As any parent knows, the arrival of offspring means being locked into a schedule dictated as much by the school calendar as by the boss. Traveling with kids requires planning. Wait until you're ready to go before booking your holiday, and you're likely to find yourself whiling away those precious days in the living room. And as the kids grow, the list of things that must be planned in advance also grows, from summer camp to college tuition.
Once we became parents, it didn't take us long to realize that everyone (that is, everyone lucky enough to be able to include vacations and summer camp and college in their planning) wants the same things we want for our kids. The time for getting organized is now. So: leaving estate planning to the estate managers, let's talk futures on these three issues.

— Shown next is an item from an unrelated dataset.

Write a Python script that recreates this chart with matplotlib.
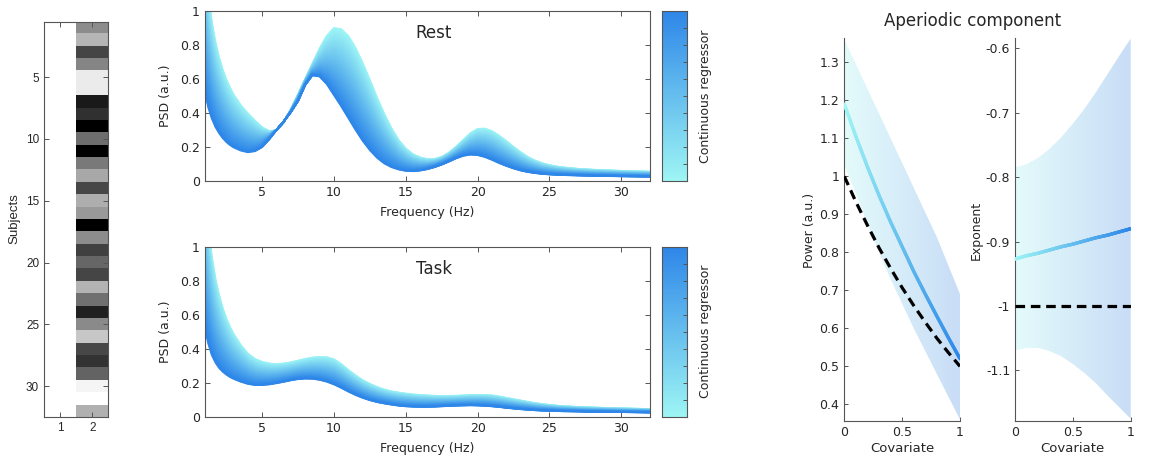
import numpy as np
import matplotlib.pyplot as plt
from matplotlib.colors import LinearSegmentedColormap
from matplotlib.collections import LineCollection

plt.rcParams['font.family'] = 'DejaVu Sans'

# ---- values ----
# design matrix: column 1 = intercept, column 2 = continuous regressor (grey level)
intercept = [1.0] * 32
regressor = [0.55, 0.71, 0.27, 0.52, 0.92, 0.92, 0.10, 0.19, 0.00, 0.43,
             0.00, 0.48, 0.66, 0.28, 0.68, 0.60, 0.00, 0.55, 0.25, 0.40,
             0.27, 0.70, 0.44, 0.13, 0.54, 0.78, 0.28, 0.20, 0.39, 0.96,
             1.00, 0.69]

# spectra at the lowest (cyan) and highest (blue) value of the regressor
freqs = [1, 1.25, 1.5, 1.75, 2, 2.25, 2.5, 2.75, 3,
         3.5, 4, 4.5, 5, 5.5, 6, 6.5, 7, 7.5, 8,
         8.5, 9, 9.5, 10, 10.5, 11, 11.5, 12, 12.5, 13,
         13.5, 14, 14.5, 15, 15.5, 16, 16.5, 17, 17.5, 18,
         18.5, 19, 19.5, 20, 20.5, 21, 21.5, 22, 22.5, 23,
         23.5, 24, 24.5, 25, 25.5, 26, 27, 28, 30, 32]
rest_low = [1.33, 1.095, 0.935, 0.817, 0.728, 0.657, 0.599, 0.552, 0.511,
            0.447, 0.398, 0.355, 0.315, 0.292, 0.298, 0.345, 0.42, 0.51, 0.60,
            0.69, 0.78, 0.855, 0.902, 0.895, 0.855, 0.785, 0.695, 0.595, 0.49,
            0.395, 0.31, 0.24, 0.19, 0.156, 0.137, 0.128, 0.128, 0.14, 0.165,
            0.2, 0.24, 0.28, 0.306, 0.308, 0.293, 0.266, 0.234, 0.2, 0.168,
            0.14, 0.119, 0.103, 0.092, 0.084, 0.078, 0.070, 0.065, 0.058, 0.053]
rest_high = [0.53, 0.432, 0.366, 0.317, 0.281, 0.252, 0.229, 0.211, 0.197,
             0.178, 0.168, 0.174, 0.198, 0.245, 0.30, 0.35, 0.405, 0.47, 0.565,
             0.622, 0.615, 0.57, 0.505, 0.44, 0.37, 0.30, 0.235, 0.18, 0.135,
             0.102, 0.08, 0.066, 0.058, 0.056, 0.06, 0.068, 0.08, 0.095, 0.113,
             0.132, 0.147, 0.154, 0.151, 0.14, 0.123, 0.104, 0.087, 0.072, 0.06,
             0.051, 0.045, 0.04, 0.037, 0.035, 0.033, 0.031, 0.029, 0.026, 0.024]
task_low = [1.37, 1.113, 0.938, 0.811, 0.716, 0.641, 0.58, 0.531, 0.489,
            0.423, 0.372, 0.34, 0.323, 0.313, 0.31, 0.313, 0.32, 0.33, 0.34,
            0.348, 0.352, 0.35, 0.338, 0.31, 0.275, 0.243, 0.215, 0.193, 0.175,
            0.16, 0.149, 0.142, 0.136, 0.131, 0.128, 0.125, 0.123, 0.122, 0.122,
            0.123, 0.125, 0.127, 0.128, 0.128, 0.125, 0.119, 0.111, 0.103, 0.095,
            0.087, 0.08, 0.074, 0.069, 0.065, 0.062, 0.057, 0.054, 0.049, 0.045]
task_high = [0.525, 0.43, 0.362, 0.318, 0.287, 0.265, 0.248, 0.234, 0.223,
             0.206, 0.193, 0.186, 0.186, 0.19, 0.197, 0.205, 0.214, 0.221, 0.224,
             0.223, 0.217, 0.206, 0.19, 0.17, 0.148, 0.128, 0.111, 0.097, 0.086,
             0.078, 0.071, 0.065, 0.061, 0.059, 0.058, 0.058, 0.059, 0.061, 0.063,
             0.065, 0.066, 0.067, 0.066, 0.064, 0.061, 0.057, 0.052, 0.048, 0.044,
             0.041, 0.038, 0.036, 0.035, 0.033, 0.032, 0.031, 0.029, 0.027, 0.025]

# aperiodic component against the covariate
cov = [0, 0.1, 0.2, 0.3, 0.4, 0.5, 0.6, 0.7, 0.8, 0.9, 1.0]
power_fit = [1.19, 1.105, 1.025, 0.95, 0.88, 0.815, 0.75, 0.69, 0.632, 0.575, 0.52]
power_true = [1.0, 0.933, 0.871, 0.812, 0.758, 0.707, 0.660, 0.616, 0.574, 0.536, 0.5]
power_upper = [1.36, 1.295, 1.23, 1.165, 1.10, 1.035, 0.97, 0.905, 0.84, 0.765, 0.69]
power_lower = [1.03, 0.955, 0.875, 0.80, 0.73, 0.665, 0.60, 0.54, 0.48, 0.42, 0.36]
expo_fit = [-0.927, -0.922, -0.918, -0.913, -0.908, -0.904, -0.899, -0.894, -0.890, -0.885, -0.880]
expo_true = [-1.0] * 11
expo_upper = [-0.785, -0.780, -0.770, -0.756, -0.738, -0.717, -0.694, -0.668, -0.640, -0.612, -0.585]
expo_lower = [-1.069, -1.065, -1.065, -1.070, -1.078, -1.090, -1.104, -1.120, -1.139, -1.157, -1.175]

# ---- figure ----
W, H = 1174, 459
fig = plt.figure(figsize=(W / 100, H / 100), dpi=100)
cmap = LinearSegmentedColormap.from_list('reg', ['#9ef6f5', '#2e87e8'])
band_cmap = LinearSegmentedColormap.from_list('band', ['#e4fbfb', '#c8ddf6'])
edge = '#555555'
txt = '#262626'


def add_ax(left, top, right, bottom):
    return fig.add_axes([left / W, 1 - bottom / H, (right - left) / W, (bottom - top) / H])


def ftext(x, y, s, **kw):
    fig.text(x / W, 1 - y / H, s, color=txt, ha='center', va='center', **kw)


def matlab_box(ax, size):
    for sp in ax.spines.values():
        sp.set_color(edge)
        sp.set_linewidth(0.8)
    ax.tick_params(direction='in', length=3.5, width=0.7, color=edge, top=True, right=True,
                   labelcolor=txt, labelsize=size)


# design matrix
ax = add_ax(44, 21.5, 108.3, 417)
ax.imshow(np.column_stack([intercept, regressor]), cmap='gray', vmin=0, vmax=1,
          aspect='auto', interpolation='nearest')
matlab_box(ax, 8.5)
ax.set_xticks([0, 1])
ax.set_xticklabels(['1', '2'])
ax.set_yticks(np.arange(4, 30, 5))
ax.set_yticklabels([str(i) for i in range(5, 31, 5)])
for lab in ax.get_xticklabels() + ax.get_yticklabels():
    lab.set_fontfamily('Liberation Sans')
ftext(14, 219, 'Subjects', rotation=90, fontsize=9.5, family='Liberation Sans')

# spectra
levels = np.linspace(0, 1, 90)
f = np.array(freqs)
panels = [(11.3, 180.7, rest_low, rest_high, 'Rest'),
          (246.7, 416.7, task_low, task_high, 'Task')]
for top, bottom, lo, hi, name in panels:
    ax = add_ax(204.7, top, 650, bottom)
    lo, hi = np.array(lo), np.array(hi)
    segs = [np.column_stack([f, (1 - t) * lo + t * hi]) for t in levels]
    ax.add_collection(LineCollection(segs, colors=cmap(levels), linewidths=1.3))
    ax.set_xlim(1, 32)
    ax.set_ylim(0, 1)
    ax.set_xticks([5, 10, 15, 20, 25, 30])
    ax.set_yticks([0, 0.2, 0.4, 0.6, 0.8, 1])
    ax.set_yticklabels(['0', '0.2', '0.4', '0.6', '0.8', '1'])
    matlab_box(ax, 9)
    ftext(434, top + 22, name, fontsize=12)
    ftext(166, (top + bottom) / 2, 'PSD (a.u.)', rotation=90, fontsize=9)
    ftext(427, bottom + 32, 'Frequency (Hz)', fontsize=9)

    cax = add_ax(662.3, top, 687, bottom)
    cax.imshow(np.linspace(0, 1, 256)[:, None], cmap=cmap, origin='lower', aspect='auto',
               extent=[0, 1, 0, 1])
    cax.set_xticks([])
    cax.yaxis.tick_right()
    cax.set_yticks(np.arange(1, 10) / 10)
    cax.set_yticklabels([])
    for sp in cax.spines.values():
        sp.set_color(edge)
        sp.set_linewidth(0.8)
    cax.tick_params(direction='in', length=3, width=0.7, color=edge)
    ftext(705, (top + bottom) / 2, 'Continuous regressor', rotation=90, fontsize=9)


def aperiodic_panel(left, fit, true, upper, lower, ylim, yticks, ylabels):
    ax = add_ax(left, 38, left + 115.7, 420.7)
    poly = ax.fill_between(cov, lower, upper, facecolor='none', edgecolor='none')
    grad = ax.imshow(np.linspace(0, 1, 256)[None, :], cmap=band_cmap, aspect='auto',
                     extent=[0, 1, ylim[0], ylim[1]], origin='lower', zorder=1)
    grad.set_clip_path(poly.get_paths()[0], transform=ax.transData)
    # colour the fitted line along the covariate
    xf = np.linspace(0, 1, 200)
    pts = np.column_stack([xf, np.interp(xf, cov, fit)]).reshape(-1, 1, 2)
    segs = np.concatenate([pts[:-1], pts[1:]], axis=1)
    ax.add_collection(LineCollection(segs, colors=cmap(xf[:-1]), linewidths=2.4,
                                     capstyle='round', zorder=3))
    ax.plot(cov, true, color='k', lw=2.3, dashes=(3, 1.8), zorder=4)
    ax.set_xlim(0, 1)
    ax.set_ylim(*ylim)
    ax.set_xticks([0, 0.5, 1])
    ax.set_xticklabels(['0', '0.5', '1'])
    ax.set_yticks(yticks)
    ax.set_yticklabels(ylabels)
    ax.spines['top'].set_visible(False)
    ax.spines['right'].set_visible(False)
    for sp in ('left', 'bottom'):
        ax.spines[sp].set_color(edge)
        ax.spines[sp].set_linewidth(0.8)
    ax.tick_params(direction='in', length=3, width=0.7, color=edge, labelcolor=txt,
                   labelsize=9)
    ftext(left + 57.8, 449, 'Covariate', fontsize=9.5)
    return ax


aperiodic_panel(844.3, power_fit, power_true, power_upper, power_lower, (0.357, 1.364),
                [0.4, 0.5, 0.6, 0.7, 0.8, 0.9, 1.0, 1.1, 1.2, 1.3],
                ['0.4', '0.5', '0.6', '0.7', '0.8', '0.9', '1', '1.1', '1.2', '1.3'])
aperiodic_panel(1015, expo_fit, expo_true, expo_upper, expo_lower, (-1.178, -0.584),
                [-1.1, -1.0, -0.9, -0.8, -0.7, -0.6],
                ['-1.1', '-1', '-0.9', '-0.8', '-0.7', '-0.6'])
ftext(810, 230, 'Power (a.u.)', rotation=90, fontsize=9)
ftext(976.7, 230, 'Exponent', rotation=90, fontsize=9)
ftext(973, 20.7, 'Aperiodic component', fontsize=12)

fig.savefig('out.png', dpi=100)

- The kids think they will be ready to graduate from day camp and go away next summer, and the idea of sleeping past 6 a.m. seven weeks running has definite appeal to Mom and Dad. Start at the American Camping Associations official site, which lists every ACA-accredited camp in the country, according to such things as activities, size and location. One caveat: this site is run by the camp officials themselves, so it is useful but not as opinionated as it might be. For a more independent view, KidsCamps.com, a superbly designed site that every gung ho camp director referred to when we visited sleep-aways in New England for my son Nick. It's a resource, not a referral service, with links to every kind of camp - sleep-away, day, sports, arts, weight-loss, special-needs, you name it - anywhere in the country. "Families need to start looking the summer before," advises Nancy LaPook Diamond, cofounder of the site. "When we began seven years ago, camps started filling up in December. Now the top camps are filled by October - and have waiting lists."

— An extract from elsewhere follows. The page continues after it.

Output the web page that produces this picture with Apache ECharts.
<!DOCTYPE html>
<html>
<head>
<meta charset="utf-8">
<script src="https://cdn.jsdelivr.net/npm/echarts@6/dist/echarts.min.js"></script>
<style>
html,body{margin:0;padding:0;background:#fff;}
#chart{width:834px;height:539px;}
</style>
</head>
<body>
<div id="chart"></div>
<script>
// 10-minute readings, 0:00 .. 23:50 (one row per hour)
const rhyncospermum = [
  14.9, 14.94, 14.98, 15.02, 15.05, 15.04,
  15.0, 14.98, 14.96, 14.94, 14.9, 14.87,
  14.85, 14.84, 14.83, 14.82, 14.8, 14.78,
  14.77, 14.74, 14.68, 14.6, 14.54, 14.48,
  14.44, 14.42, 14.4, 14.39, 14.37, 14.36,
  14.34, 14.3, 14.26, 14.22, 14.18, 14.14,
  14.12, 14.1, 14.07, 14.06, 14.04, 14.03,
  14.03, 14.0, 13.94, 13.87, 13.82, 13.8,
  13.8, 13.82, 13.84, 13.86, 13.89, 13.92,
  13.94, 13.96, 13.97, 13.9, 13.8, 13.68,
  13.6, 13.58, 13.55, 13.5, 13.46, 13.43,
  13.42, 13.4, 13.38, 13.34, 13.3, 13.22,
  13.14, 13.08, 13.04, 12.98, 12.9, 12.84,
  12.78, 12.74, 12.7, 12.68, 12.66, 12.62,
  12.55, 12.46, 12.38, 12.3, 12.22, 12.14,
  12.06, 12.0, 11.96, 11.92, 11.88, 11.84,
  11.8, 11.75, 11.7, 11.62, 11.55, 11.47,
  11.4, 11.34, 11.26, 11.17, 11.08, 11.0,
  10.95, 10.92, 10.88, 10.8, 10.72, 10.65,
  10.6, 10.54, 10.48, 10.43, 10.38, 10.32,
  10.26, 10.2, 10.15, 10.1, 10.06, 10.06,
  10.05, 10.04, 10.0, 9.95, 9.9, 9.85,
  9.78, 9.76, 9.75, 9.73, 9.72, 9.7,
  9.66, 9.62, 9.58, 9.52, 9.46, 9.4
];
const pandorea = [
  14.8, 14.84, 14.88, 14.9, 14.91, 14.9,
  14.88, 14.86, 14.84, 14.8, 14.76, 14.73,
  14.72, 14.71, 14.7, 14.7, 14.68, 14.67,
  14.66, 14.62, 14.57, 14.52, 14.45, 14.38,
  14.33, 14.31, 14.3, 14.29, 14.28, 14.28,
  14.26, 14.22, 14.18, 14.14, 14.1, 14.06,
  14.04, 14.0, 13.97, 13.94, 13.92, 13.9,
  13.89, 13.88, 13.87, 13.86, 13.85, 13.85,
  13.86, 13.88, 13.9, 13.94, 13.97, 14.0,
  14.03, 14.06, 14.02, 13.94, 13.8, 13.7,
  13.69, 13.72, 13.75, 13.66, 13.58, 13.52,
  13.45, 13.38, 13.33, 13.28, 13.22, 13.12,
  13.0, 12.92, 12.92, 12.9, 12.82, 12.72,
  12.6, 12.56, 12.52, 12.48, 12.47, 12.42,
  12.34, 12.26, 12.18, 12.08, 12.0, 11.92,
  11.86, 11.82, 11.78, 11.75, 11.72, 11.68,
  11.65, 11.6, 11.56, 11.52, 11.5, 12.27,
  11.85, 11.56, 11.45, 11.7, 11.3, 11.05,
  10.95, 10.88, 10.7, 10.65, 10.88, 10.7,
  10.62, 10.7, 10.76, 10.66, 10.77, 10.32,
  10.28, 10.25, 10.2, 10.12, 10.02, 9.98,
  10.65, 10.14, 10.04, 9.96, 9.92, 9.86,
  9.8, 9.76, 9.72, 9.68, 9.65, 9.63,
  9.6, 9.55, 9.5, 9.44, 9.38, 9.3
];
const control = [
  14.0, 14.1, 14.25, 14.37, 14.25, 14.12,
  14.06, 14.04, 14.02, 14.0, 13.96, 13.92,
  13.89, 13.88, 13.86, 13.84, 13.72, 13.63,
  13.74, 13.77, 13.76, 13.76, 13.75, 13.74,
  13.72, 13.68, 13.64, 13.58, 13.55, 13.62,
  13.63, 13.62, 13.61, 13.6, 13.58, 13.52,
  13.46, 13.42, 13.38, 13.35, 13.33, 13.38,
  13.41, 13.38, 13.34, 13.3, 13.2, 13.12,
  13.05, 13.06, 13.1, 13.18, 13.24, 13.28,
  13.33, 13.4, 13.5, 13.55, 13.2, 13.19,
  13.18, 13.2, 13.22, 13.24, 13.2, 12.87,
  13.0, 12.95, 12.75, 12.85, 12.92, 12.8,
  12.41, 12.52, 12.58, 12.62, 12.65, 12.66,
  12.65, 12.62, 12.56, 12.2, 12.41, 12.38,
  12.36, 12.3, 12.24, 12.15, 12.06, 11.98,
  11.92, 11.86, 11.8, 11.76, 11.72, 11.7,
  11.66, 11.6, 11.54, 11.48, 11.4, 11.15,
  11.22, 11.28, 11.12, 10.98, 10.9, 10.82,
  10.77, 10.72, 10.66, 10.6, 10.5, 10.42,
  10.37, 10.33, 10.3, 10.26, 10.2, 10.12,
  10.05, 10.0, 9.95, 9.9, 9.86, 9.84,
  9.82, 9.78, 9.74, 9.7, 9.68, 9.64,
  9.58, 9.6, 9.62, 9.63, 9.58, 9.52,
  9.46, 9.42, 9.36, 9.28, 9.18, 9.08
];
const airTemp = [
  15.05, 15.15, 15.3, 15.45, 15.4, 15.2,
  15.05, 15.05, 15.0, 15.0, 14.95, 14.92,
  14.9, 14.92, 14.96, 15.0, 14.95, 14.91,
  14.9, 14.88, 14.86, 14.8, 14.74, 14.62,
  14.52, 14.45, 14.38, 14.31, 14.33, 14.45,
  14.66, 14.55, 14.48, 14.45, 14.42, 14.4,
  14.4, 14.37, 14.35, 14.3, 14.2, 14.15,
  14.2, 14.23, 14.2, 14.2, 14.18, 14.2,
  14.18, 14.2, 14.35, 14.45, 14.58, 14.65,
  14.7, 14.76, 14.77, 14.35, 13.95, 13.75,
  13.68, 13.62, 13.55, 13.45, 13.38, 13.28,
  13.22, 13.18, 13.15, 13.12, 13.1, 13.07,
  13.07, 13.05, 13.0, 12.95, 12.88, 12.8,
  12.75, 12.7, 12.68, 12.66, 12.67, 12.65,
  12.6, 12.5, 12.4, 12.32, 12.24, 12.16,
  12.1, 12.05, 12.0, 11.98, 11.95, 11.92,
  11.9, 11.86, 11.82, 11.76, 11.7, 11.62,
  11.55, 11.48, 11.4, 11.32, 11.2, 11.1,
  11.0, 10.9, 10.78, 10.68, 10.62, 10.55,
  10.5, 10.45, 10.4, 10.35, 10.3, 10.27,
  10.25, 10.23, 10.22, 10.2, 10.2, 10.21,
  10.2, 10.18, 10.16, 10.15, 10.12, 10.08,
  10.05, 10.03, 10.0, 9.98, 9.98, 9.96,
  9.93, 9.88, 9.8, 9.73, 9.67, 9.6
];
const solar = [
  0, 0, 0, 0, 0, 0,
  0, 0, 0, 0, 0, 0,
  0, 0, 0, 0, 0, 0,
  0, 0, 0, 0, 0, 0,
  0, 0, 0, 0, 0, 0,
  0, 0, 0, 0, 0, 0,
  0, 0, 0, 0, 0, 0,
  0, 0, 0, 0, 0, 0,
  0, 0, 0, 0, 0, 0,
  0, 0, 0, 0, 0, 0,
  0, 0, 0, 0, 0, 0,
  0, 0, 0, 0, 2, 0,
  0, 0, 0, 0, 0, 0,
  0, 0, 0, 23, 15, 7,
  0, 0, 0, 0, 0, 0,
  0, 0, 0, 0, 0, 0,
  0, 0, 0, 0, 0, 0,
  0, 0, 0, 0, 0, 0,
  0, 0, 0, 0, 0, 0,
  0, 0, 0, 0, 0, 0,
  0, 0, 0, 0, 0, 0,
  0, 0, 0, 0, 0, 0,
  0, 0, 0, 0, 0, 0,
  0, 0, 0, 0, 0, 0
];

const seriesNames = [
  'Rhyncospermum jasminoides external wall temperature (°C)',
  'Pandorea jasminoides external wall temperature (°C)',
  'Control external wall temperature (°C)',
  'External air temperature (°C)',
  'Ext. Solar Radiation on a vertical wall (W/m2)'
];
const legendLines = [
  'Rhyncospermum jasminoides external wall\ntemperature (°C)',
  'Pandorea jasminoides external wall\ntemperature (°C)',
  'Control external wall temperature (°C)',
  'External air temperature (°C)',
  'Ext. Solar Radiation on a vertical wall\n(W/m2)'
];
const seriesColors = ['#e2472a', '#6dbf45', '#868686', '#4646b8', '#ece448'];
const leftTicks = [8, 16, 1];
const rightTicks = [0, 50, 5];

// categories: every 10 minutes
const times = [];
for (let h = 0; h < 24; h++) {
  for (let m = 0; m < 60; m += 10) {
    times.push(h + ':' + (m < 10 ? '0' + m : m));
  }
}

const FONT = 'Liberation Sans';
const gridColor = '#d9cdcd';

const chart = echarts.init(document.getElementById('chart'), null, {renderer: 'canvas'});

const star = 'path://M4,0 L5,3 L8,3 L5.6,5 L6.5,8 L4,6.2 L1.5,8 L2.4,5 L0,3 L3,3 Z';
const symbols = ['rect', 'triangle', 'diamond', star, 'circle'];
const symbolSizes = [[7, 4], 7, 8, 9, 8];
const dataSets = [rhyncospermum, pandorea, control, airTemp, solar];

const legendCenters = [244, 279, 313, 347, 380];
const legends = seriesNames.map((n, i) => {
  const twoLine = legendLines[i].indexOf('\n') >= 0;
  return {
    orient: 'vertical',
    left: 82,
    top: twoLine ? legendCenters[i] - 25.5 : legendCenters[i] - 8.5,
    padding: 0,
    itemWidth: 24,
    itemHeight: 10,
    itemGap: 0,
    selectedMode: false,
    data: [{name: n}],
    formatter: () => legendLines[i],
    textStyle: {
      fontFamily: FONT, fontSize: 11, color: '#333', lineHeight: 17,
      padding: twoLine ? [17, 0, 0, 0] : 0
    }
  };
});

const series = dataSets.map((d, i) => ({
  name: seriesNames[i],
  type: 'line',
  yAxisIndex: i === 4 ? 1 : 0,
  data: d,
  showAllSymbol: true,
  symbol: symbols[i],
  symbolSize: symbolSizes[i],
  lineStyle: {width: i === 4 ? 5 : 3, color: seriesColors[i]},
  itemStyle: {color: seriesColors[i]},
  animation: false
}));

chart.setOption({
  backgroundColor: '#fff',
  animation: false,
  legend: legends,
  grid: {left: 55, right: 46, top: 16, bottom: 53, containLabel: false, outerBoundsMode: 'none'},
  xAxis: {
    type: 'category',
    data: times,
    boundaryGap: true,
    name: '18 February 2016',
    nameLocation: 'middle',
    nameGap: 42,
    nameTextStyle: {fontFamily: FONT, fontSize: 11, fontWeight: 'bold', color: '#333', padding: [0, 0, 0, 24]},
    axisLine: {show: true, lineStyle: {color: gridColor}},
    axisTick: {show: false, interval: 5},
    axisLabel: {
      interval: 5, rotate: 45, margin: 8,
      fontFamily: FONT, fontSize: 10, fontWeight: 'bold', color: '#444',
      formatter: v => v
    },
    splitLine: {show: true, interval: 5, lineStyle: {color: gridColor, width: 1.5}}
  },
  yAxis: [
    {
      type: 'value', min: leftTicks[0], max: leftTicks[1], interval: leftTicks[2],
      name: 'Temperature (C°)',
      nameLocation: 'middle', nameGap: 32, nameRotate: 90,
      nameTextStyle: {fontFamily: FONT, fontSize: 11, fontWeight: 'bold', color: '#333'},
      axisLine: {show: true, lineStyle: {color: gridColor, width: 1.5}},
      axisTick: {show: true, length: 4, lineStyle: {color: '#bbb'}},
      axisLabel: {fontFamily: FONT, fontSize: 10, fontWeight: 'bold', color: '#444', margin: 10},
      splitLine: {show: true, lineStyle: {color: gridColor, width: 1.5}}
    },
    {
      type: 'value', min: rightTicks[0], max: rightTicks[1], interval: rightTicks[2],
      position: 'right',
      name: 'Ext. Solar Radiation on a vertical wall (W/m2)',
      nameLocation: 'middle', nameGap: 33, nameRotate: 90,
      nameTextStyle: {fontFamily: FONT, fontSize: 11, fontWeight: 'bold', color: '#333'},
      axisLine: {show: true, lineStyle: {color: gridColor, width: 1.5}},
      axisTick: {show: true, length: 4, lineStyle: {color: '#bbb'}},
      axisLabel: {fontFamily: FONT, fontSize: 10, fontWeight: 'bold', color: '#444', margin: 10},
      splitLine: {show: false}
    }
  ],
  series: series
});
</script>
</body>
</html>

- Then there's vacation, those vast stretches of time yawning ahead, with kids ricocheting around the house like unguided missiles. For the East Coast in winter try Ski Vermont (www.skivermont.com), whose ingenious marketing team is anxious to ply you with videos and online reservations to make escape planning effortless. But don't miss Travel With Kids at About.com. (Full disclosure: About.com is a subsidiary of Primedia, which publishes New York magazine, my primary employer.) This exhaustive site will link you to everything from dude ranches in Montana to castles in the U.K., along with city guides and tips for a hundred things you probably never thought about. Under "Keeping Sane During Travel with Kids":eat a good meal before you arrive at a theme park.
-Parents obsess over very few issues more than they do about being able to pay for their kids' college educations. This subject is undergoing enormous change, though. The first thing you should know about is 529 Plans, the latest setups to allow you and everyone who adores your children to set aside vast sums of pretax money for education beyond high school. Each state has its own 529 Plan, and these are now the ne plus ultra of saving for school. You can give a gift of up to $50,000 per child at once, instead of over five years, to take advantage of investment possibilities. Go to Savingforcollege.com; Nasdaq is also a great site for college planning, as is Kid Capital.
At this point, you're probably wondering, Who has time for this? Make the time. The dividends will come in the form of kids who know you figured things out when it really mattered - before the crises.